Title: Speech at Meta: Powering Wearable Devices, Content Understanding and Generative AI
Speakers: Qing He, Research Science Manager, AI Speech, Meta & Christian Fuegen, Research Science Manager, AI Speech, Meta
- Bio: Qing He (Research Science Manager)
- Qing He is a Senior Research Scientist Manager at Meta. She joined Meta (formerly Facebook) as a research scientist in 2017. At Meta, Qing’s primary focus has been on speech synthesis and re-synthesis technologies encompassing areas including text-to-speech, voice cloning, speech enhancement, voice conversion, speech editing, speech processing. These technologies have been made powering in a wide range of Meta products including ARVR and apps such as Instagram and Facebook. Prior to joining Meta, Qing received her doctorate degree in EECS at MIT in 2016 focusing on low-power speech technologies.

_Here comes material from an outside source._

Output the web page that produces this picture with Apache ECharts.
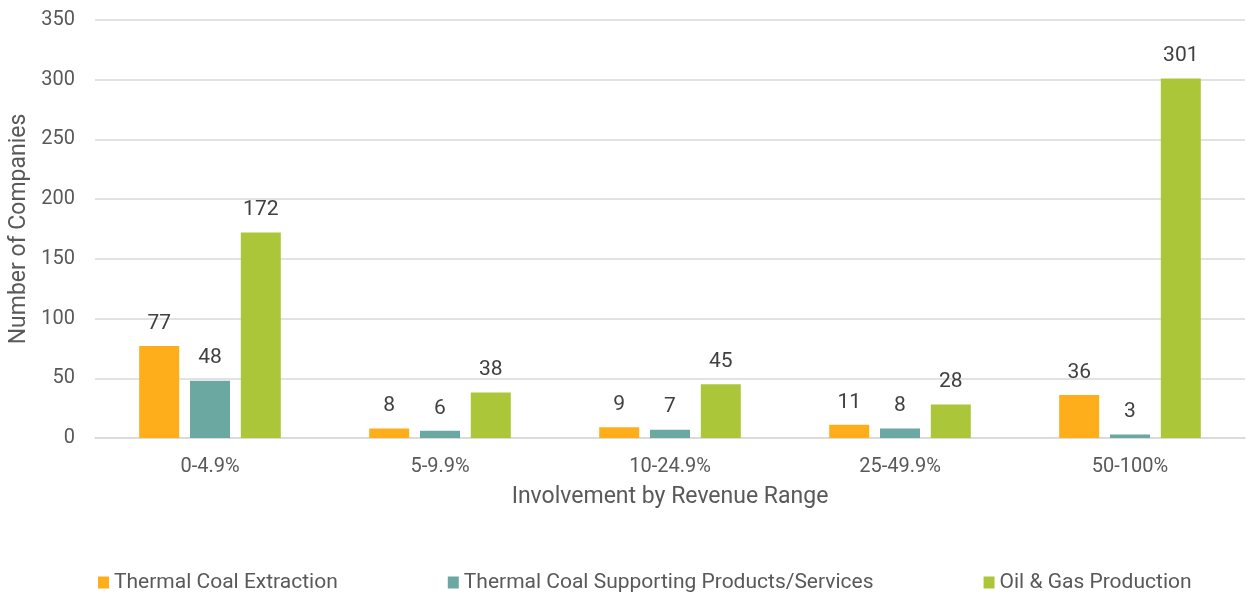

Title: Speech at Meta: Powering Wearable Devices, Content Understanding and Generative AI
Speakers: Qing He, Research Science Manager, AI Speech, Meta & Christian Fuegen, Research Science Manager, AI Speech, Meta
- Bio: Qing He
- Christian Fuegen is a Senior Research Scientist Manager at Meta. He joined Meta (formerly Facebook) as a research scientist in 2013 due to the acquisition of Mobile Technologies. At Mobile Technologies, he was one of the core developers of “Jibbigo”, an on-device speech-to-speech translator for mobile devices, where he worked from 2007 until 2013, first as a research scientist and later as director of research. Christian received a doctorate for his work on simultaneous translation systems of lectures and speeches from University of Karlsruhe (TH) in 2008 in which he developed core components for a first-ever simultaneous lecture translation system, including innovations in speech recognition, segmentation, adaptation and work on real-time and latency requirements for simultaneous speech translation systems. At Meta, his team particularly focuses on the understanding of complex (egocentric) acoustic scenes across multiple speakers and languages using audio and other modalities with the goal of advancing voice interfaces, including speech technologies for RayBan | Meta, Oculus VR headsets, Augmented Reality, the Metaverse, and video understanding, including transcription, captioning, and content understanding.